Aid to the Church in Need, a Catholic charity helping persecuted Christians around the world, has pledged $2.8 million in emergency aid to help Christians in Syria.

They have “benefited only to a limited extent” from relief provided by the United Nations and secular nongovernmental organizations, the charity said.

“In many cases, Christians are reluctant to register themselves with aid agencies (and) formally identify themselves as Christians for fear of extremist reprisals who persecute Christians for their faith,” it said.

“Relief efforts have been hampered across the board,” the charity added, “due to continued fighting and the dramatic rise” of ISIS.

Aid to the Church in Need will fund a number of projects to help sizable Christian communities in Aleppo, Homs, Damascus and other Syrian cities and villages hard hit by the war, said Father Andrzej Halemba, the head of the charity’s Middle East section.

Since the outbreak of Syria’s war in spring 2011, the death toll has exceeded 200,000, according to several monitoring groups.

Hundreds of Christians have died and tens of thousands have been driven from their homes, the charity said. “Countless families are without a reliable source of income; children and youth are barred from continuing their education: half of all the country’s schools are damaged, destroyed or used as shelter for fighters.”

Hundreds of thousands of Syrian Christians have become refugees in Lebanon, Turkey and Jordan.

Official estimates put the number of people affected by the war in Syria at 12.2 million people.

About 7.8 million have been displaced internally, while 4.8 million Syrians live in barely accessible parts of the country or in active war zones.
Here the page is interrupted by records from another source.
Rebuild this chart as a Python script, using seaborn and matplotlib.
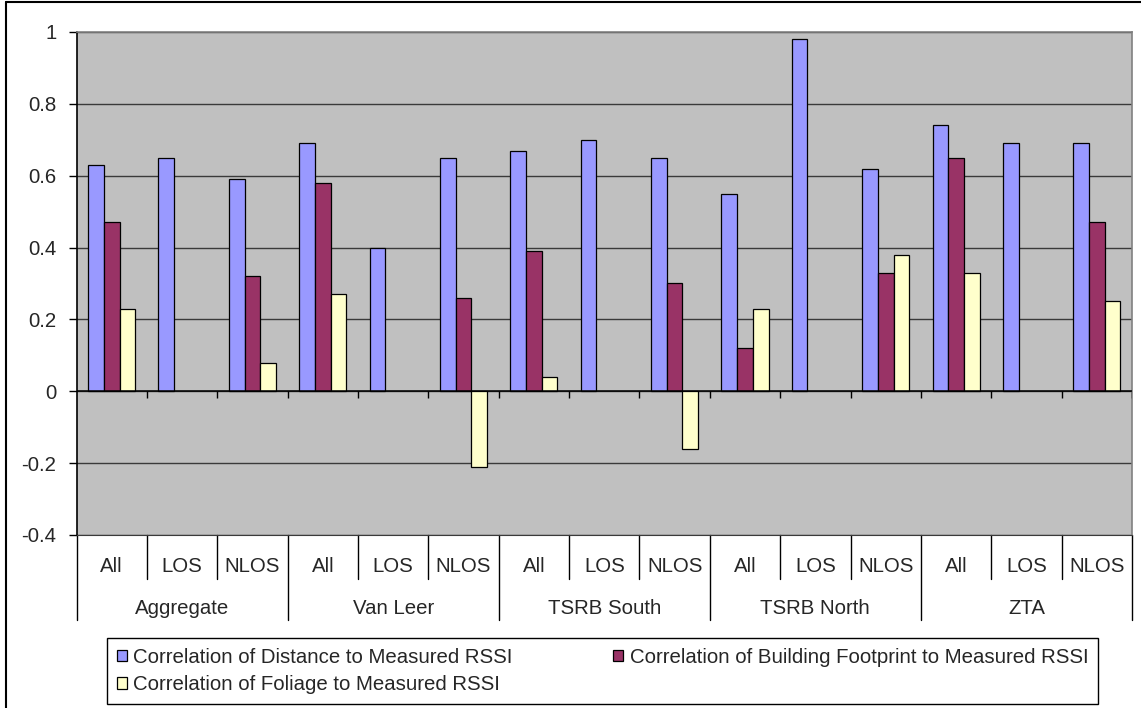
import numpy as np
import pandas as pd
import matplotlib
matplotlib.use("Agg")
import matplotlib.pyplot as plt
import matplotlib.transforms as mtransforms
from matplotlib.lines import Line2D
from matplotlib.patches import Patch
import seaborn as sns

# ---------------- data ----------------
groups = ["Aggregate", "Van Leer", "TSRB South", "TSRB North", "ZTA"]
subcats = ["All", "LOS", "NLOS"]
series_names = [
    "Correlation of Distance to Measured RSSI",
    "Correlation of Building Footprint to Measured RSSI",
    "Correlation of Foliage to Measured RSSI",
]
distance = [0.63, 0.65, 0.59, 0.69, 0.40, 0.65, 0.67, 0.70, 0.65,
            0.55, 0.98, 0.62, 0.74, 0.69, 0.69]
footprint = [0.47, np.nan, 0.32, 0.58, np.nan, 0.26, 0.39, np.nan, 0.30,
             0.12, np.nan, 0.33, 0.65, np.nan, 0.47]
foliage = [0.23, np.nan, 0.08, 0.27, np.nan, -0.21, 0.04, np.nan, -0.16,
           0.23, np.nan, 0.38, 0.33, np.nan, 0.25]
colors = ["#9999FF", "#993366", "#FFFFCC"]
yticks = [-0.4, -0.2, 0, 0.2, 0.4, 0.6, 0.8, 1]

# ---------------- long-form table ----------------
cat_keys = [f"{g}|{s}" for g in groups for s in subcats]
rows = []
for name, vals in zip(series_names, [distance, footprint, foliage]):
    for k, v in zip(cat_keys, vals):
        rows.append({"cat": k, "series": name, "value": v})
df = pd.DataFrame(rows).dropna()

sns.set_style("ticks")
plt.rcParams["font.family"] = ["Liberation Sans", "DejaVu Sans"]
FS = 14.7

W, H = 1141, 708
fig = plt.figure(figsize=(W / 100, H / 100), dpi=100)
ax_l, ax_r, ax_t, ax_b = 76.5, 1132, 32, 535
ax = fig.add_axes([ax_l / W, 1 - ax_b / H, (ax_r - ax_l) / W, (ax_b - ax_t) / H])
ax.set_facecolor("#C0C0C0")

sns.barplot(data=df, x="cat", y="value", hue="series", order=cat_keys,
            hue_order=series_names, palette=colors, width=0.67,
            edgecolor="black", linewidth=0.9, errorbar=None, ax=ax,
            legend=False, zorder=3, saturation=1)

ax.set_xlim(-0.5, len(cat_keys) - 0.5)
ax.set_ylim(yticks[0], yticks[-1])
ax.set_yticks(yticks)
ax.set_yticklabels([f"{v:g}" for v in yticks])
ax.tick_params(axis="y", length=6, width=1, pad=8.5, labelsize=FS,
               color="black", direction="out")
ax.set_xticks([])
ax.set_xlabel("")
ax.set_ylabel("")
for v in yticks:
    ax.axhline(v, color="#3a3a3a", lw=1, zorder=1)
ax.axhline(0, color="black", lw=1.1, zorder=4)

for sp in ["top", "right"]:
    ax.spines[sp].set_color("#808080")
    ax.spines[sp].set_linewidth(1.2)
ax.spines["bottom"].set_color("#3a3a3a")
ax.spines["left"].set_color("black")
ax.spines["left"].set_linewidth(1.2)

# category-boundary ticks on the zero axis
n = len(cat_keys)
bounds = np.arange(n) + 0.5
ax.vlines(bounds, -0.019, 0, color="black", lw=1, zorder=4)

# two-level category labels
tr = mtransforms.blended_transform_factory(ax.transData, ax.transAxes)
ah = ax_b - ax_t
y_sub = -(567 - ax_b) / ah
y_grp = -(609 - ax_b) / ah
y_sub_line = -(579 - ax_b) / ah
y_grp_line = -(620 - ax_b) / ah
for i, k in enumerate(cat_keys):
    g, s = k.split("|")
    ax.text(i, y_sub, s, transform=tr, ha="center", va="center", fontsize=FS)
for j, g in enumerate(groups):
    ax.text(j * 3 + 1, y_grp, g, transform=tr, ha="center", va="center", fontsize=FS)
for b in range(n + 1):
    xb = b - 0.5
    ylow = y_grp_line if b % 3 == 0 else y_sub_line
    ax.add_line(Line2D([xb, xb], [0, ylow], transform=tr, color="black",
                       lw=1, clip_on=False))

# legend
handles = [Patch(facecolor=c, edgecolor="black", linewidth=0.9) for c in colors]
order = [0, 2, 1]
lx0, lx1, ly0, ly1 = 107, 1098, 638, 704
fig.legend([handles[i] for i in order], [series_names[i] for i in order],
           loc="upper left",
           bbox_to_anchor=(lx0 / W, 1 - ly1 / H, (lx1 - lx0) / W, (ly1 - ly0) / H),
           mode="expand", ncol=2, fontsize=FS, frameon=True, fancybox=False,
           edgecolor="black", framealpha=1, handlelength=0.5, handleheight=0.5,
           handletextpad=0.3, labelspacing=0.4, borderpad=0.48,
           borderaxespad=0)
fig.legends[0].get_frame().set_linewidth(1)

# figure border (top and left visible)
fig.add_artist(Line2D([6 / W, 1], [1 - 1.5 / H, 1 - 1.5 / H],
                      transform=fig.transFigure, color="black", lw=1.5))
fig.add_artist(Line2D([6 / W, 6 / W], [0, 1 - 1.5 / H],
                      transform=fig.transFigure, color="black", lw=1.5))

fig.savefig("out.png", dpi=100, facecolor="white")
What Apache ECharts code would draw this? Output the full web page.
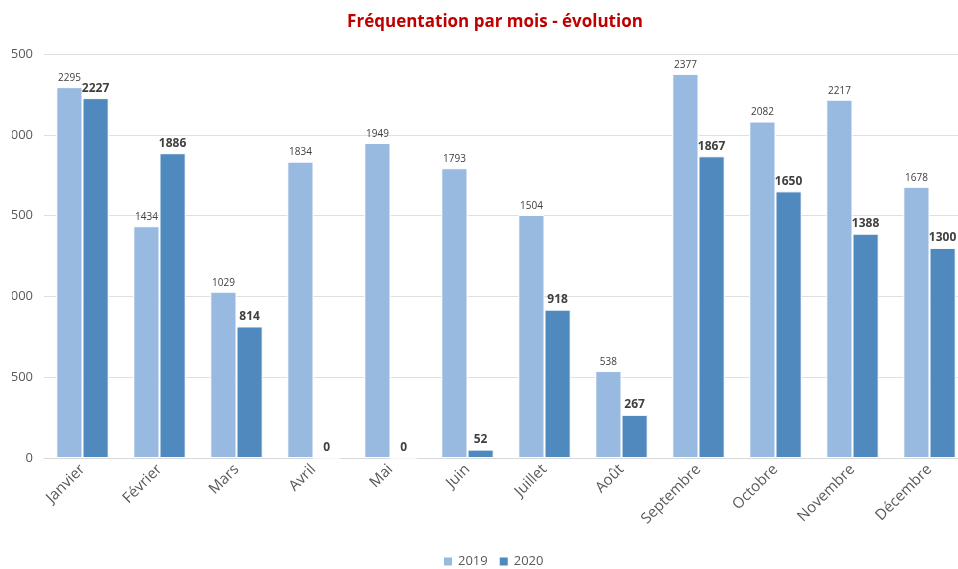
<!DOCTYPE html>
<html>
<head>
<meta charset="utf-8">
<script src="https://cdn.jsdelivr.net/npm/echarts@6/dist/echarts.min.js"></script>
<style>
  html, body { margin: 0; padding: 0; width: 958px; height: 569px; overflow: hidden; background: #fff; }
  /* le graphique d'origine est rogné à gauche et à droite */
  #chart { position: absolute; left: -12px; top: 0; width: 990px; height: 569px; }
</style>
</head>
<body>
<div id="chart"></div>
<script>
const months = ['Janvier', 'Février', 'Mars', 'Avril', 'Mai', 'Juin', 'Juillet', 'Août', 'Septembre', 'Octobre', 'Novembre', 'Décembre']
const data2019 = [2295, 1434, 1029, 1834, 1949, 1793, 1504, 538, 2377, 2082, 2217, 1678]
const data2020 = [2227, 1886, 814, 0, 0, 52, 918, 267, 1867, 1650, 1388, 1300]

const font = '"Open Sans", "DejaVu Sans", sans-serif'
const mChart = echarts.init(document.getElementById('chart'))

const options = {
  animation: false,
  textStyle: { fontFamily: font },
  title: {
    text: 'Fréquentation par mois - évolution',
    left: 502,
    textAlign: 'center',
    top: 9,
    textStyle: { color: '#c00000', fontSize: 17, fontWeight: 'bold', fontFamily: font }
  },
  legend: {
    data: ['2019', '2020'],
    top: 555,
    left: 454,
    icon: 'rect',
    itemWidth: 10,
    itemHeight: 10,
    itemGap: 10,
    padding: 0,
    textStyle: { color: '#595959', fontSize: 13 }
  },
  grid: { left: 56, right: 10, top: 54, bottom: 111, containLabel: false },
  xAxis: {
    type: 'category',
    data: months,
    axisLine: { lineStyle: { color: '#d9d9d9', width: 1 } },
    axisTick: { show: false },
    axisLabel: { rotate: 45, color: '#595959', fontSize: 15, margin: 9, interval: 0 }
  },
  yAxis: {
    type: 'value',
    min: 0,
    max: 2500,
    interval: 500,
    axisLine: { show: false },
    axisTick: { show: false },
    axisLabel: { color: '#595959', fontSize: 13, margin: 11, formatter: v => String(v) },
    splitLine: { lineStyle: { color: '#e0e0e0' } }
  },
  // bande blanche : le bord gauche de l'image d'origine est coupé
  graphic: [{
    type: 'rect',
    left: 0,
    top: 0,
    z: 100,
    shape: { width: 24, height: 500 },
    style: { fill: '#ffffff' }
  }],
  series: [
    {
      name: '2019',
      type: 'bar',
      data: data2019,
      barGap: '0%',
      barCategoryGap: '32%',
      itemStyle: { color: '#98b9e0', borderColor: '#ffffff', borderWidth: 1 },
      label: { show: true, position: 'top', distance: 4, color: '#404040', fontSize: 10 }
    },
    {
      name: '2020',
      type: 'bar',
      data: data2020,
      itemStyle: { color: '#4f89be', borderColor: '#ffffff', borderWidth: 1 },
      label: { show: true, position: 'top', distance: 4, color: '#404040', fontSize: 12, fontWeight: 'bold' }
    }
  ]
}
mChart.setOption(options)
</script>
</body>
</html>
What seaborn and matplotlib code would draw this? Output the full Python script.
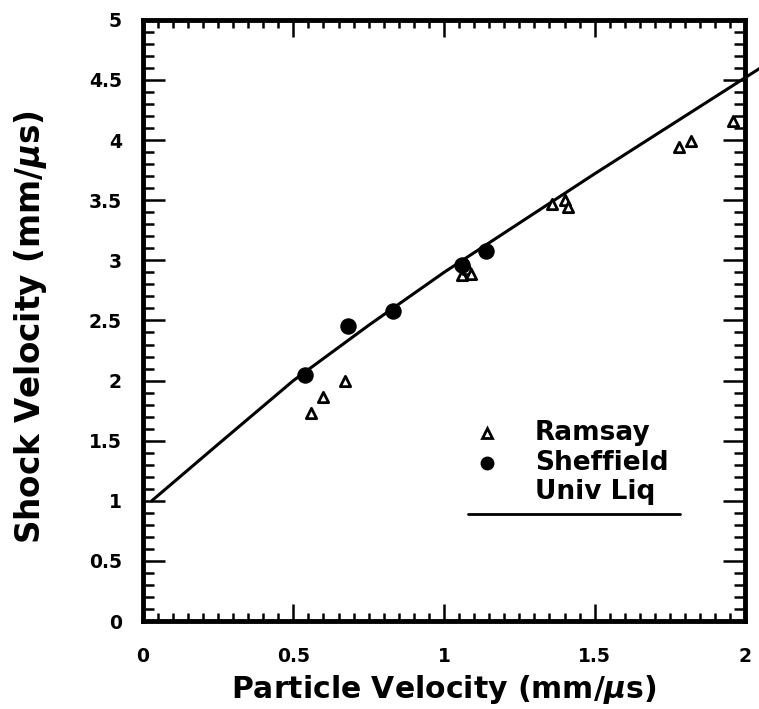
"""Shock velocity vs particle velocity: Ramsay / Sheffield data and universal liquid Hugoniot."""

import matplotlib.pyplot as plt
import matplotlib.ticker as mticker
import pandas as pd
import seaborn as sns

# Ramsay data (open triangles)
ramsay_up = [0.56, 0.60, 0.67, 1.06, 1.08, 1.09, 1.36, 1.40, 1.41, 1.78, 1.82, 1.96]
ramsay_us = [1.73, 1.86, 2.00, 2.88, 2.93, 2.89, 3.47, 3.50, 3.44, 3.94, 3.99, 4.16]

# Sheffield data (filled circles)
sheffield_up = [0.54, 0.68, 0.83, 1.06, 1.14]
sheffield_us = [2.05, 2.45, 2.58, 2.96, 3.08]

# Universal liquid Hugoniot curve
univ_up = [0.03, 0.25, 0.5, 0.75, 1.0, 1.25, 1.5, 1.75, 2.0, 2.05]
univ_us = [1.00, 1.47, 2.00, 2.46, 2.90, 3.31, 3.72, 4.12, 4.52, 4.60]

x_ticks = [0, 0.5, 1, 1.5, 2]
y_ticks = [0, 0.5, 1, 1.5, 2, 2.5, 3, 3.5, 4, 4.5, 5]

sns.set_style("ticks")
plt.rcParams["font.family"] = ["DejaVu Sans"]
plt.rcParams["font.weight"] = "bold"
plt.rcParams["mathtext.fontset"] = "dejavusans"
plt.rcParams["text.color"] = "black"
plt.rcParams["axes.labelcolor"] = "black"

ramsay = pd.DataFrame({"up": ramsay_up, "us": ramsay_us})
sheffield = pd.DataFrame({"up": sheffield_up, "us": sheffield_us})
univ = pd.DataFrame({"up": univ_up, "us": univ_us})

fig = plt.figure(figsize=(7.59, 7.09), dpi=100)
ax = fig.add_axes([0.188, 0.124, 0.794, 0.848])

sns.lineplot(data=univ, x="up", y="us", ax=ax, color="black", linewidth=2.2,
             sort=False, clip_on=False, zorder=2)
sns.scatterplot(data=ramsay, x="up", y="us", ax=ax, marker="^", s=55,
                facecolor="white", edgecolor="black", linewidth=2.0, zorder=3)
sns.scatterplot(data=sheffield, x="up", y="us", ax=ax, marker="o", s=120,
                color="black", edgecolor="black", zorder=4)

ax.set_xlim(0, 2)
ax.set_ylim(0, 5)
ax.set_xticks(x_ticks)
ax.set_yticks(y_ticks)
ax.xaxis.set_minor_locator(mticker.MultipleLocator(0.05))
ax.yaxis.set_minor_locator(mticker.MultipleLocator(0.1))
fmt = mticker.FuncFormatter(lambda v, _: f"{v:g}")
ax.xaxis.set_major_formatter(fmt)
ax.yaxis.set_major_formatter(fmt)

ax.tick_params(which="both", direction="in", top=True, right=True, width=1.8,
               color="black", labelcolor="black")
ax.tick_params(axis="x", which="major", length=12, pad=19, labelsize=13.5)
ax.tick_params(axis="x", which="minor", length=6)
ax.tick_params(axis="y", which="major", length=16, pad=15, labelsize=13.5)
ax.tick_params(axis="y", which="minor", length=8)
for lab in ax.get_xticklabels() + ax.get_yticklabels():
    lab.set_fontweight("bold")

for sp in ax.spines.values():
    sp.set_linewidth(3.5)
    sp.set_color("black")

ax.set_xlabel(r"Particle Velocity (mm/$\mu$s)", fontsize=21.5, fontweight="bold", labelpad=5)
ax.set_ylabel(r"Shock Velocity (mm/$\mu$s)", fontsize=23.5, fontweight="bold")
ax.yaxis.set_label_coords(-0.155, 0.488)

# hand-drawn style legend
tr = ax.transAxes
ax.plot([0.571], [0.313], transform=tr, marker="^", markersize=7, markerfacecolor="white",
        markeredgecolor="black", markeredgewidth=2, linestyle="none")
ax.plot([0.571], [0.263], transform=tr, marker="o", markersize=9, color="black", linestyle="none")
for ypos, label in [(0.313, "Ramsay"), (0.263, "Sheffield"), (0.215, "Univ Liq")]:
    ax.text(0.651, ypos, label, transform=tr, fontsize=19, fontweight="bold",
            va="center", ha="left", color="black")
ax.plot([0.54, 0.892], [0.178, 0.178], transform=tr, color="black", linewidth=2)

fig.savefig("out.png", dpi=100)
plt.close(fig)
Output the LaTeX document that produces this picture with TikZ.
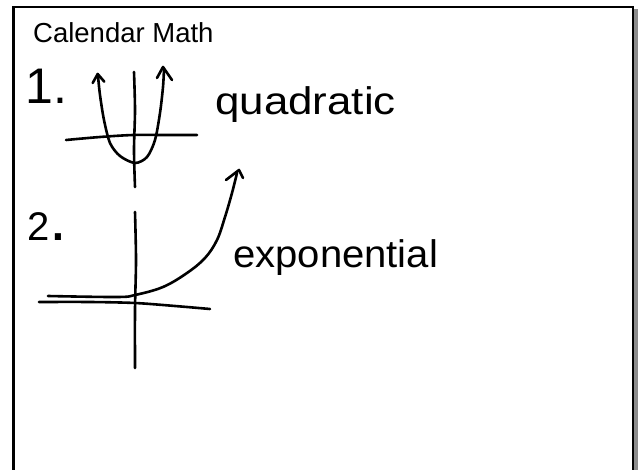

Some 5.6 million children are directly affected by the war; 3 million students are no longer able to attend school.

Father Halemba, citing concerns of local church leaders, said there is “a new and, unfortunately, justified fear of religious cleansing. ISIS openly shows its murderous intentions against anyone who does not bend to its brand of extremism.”

Aside from “confronting the threat of ISIS,” the international community has “drifted into a form of neglect of the Syrian crisis,” the priest said.

With its emergency assistance, Aid to the Church in Need said it will, among other things, provide 4,500 vulnerable families with money funds to pay for oil, gas electricity and cover rent for four months; ensure medical supplies for communities in Aleppo and Hassake for six months; pay for repairs at a half dozen schools; and help repair badly damaged churches, catechetical centers and diocesan offices.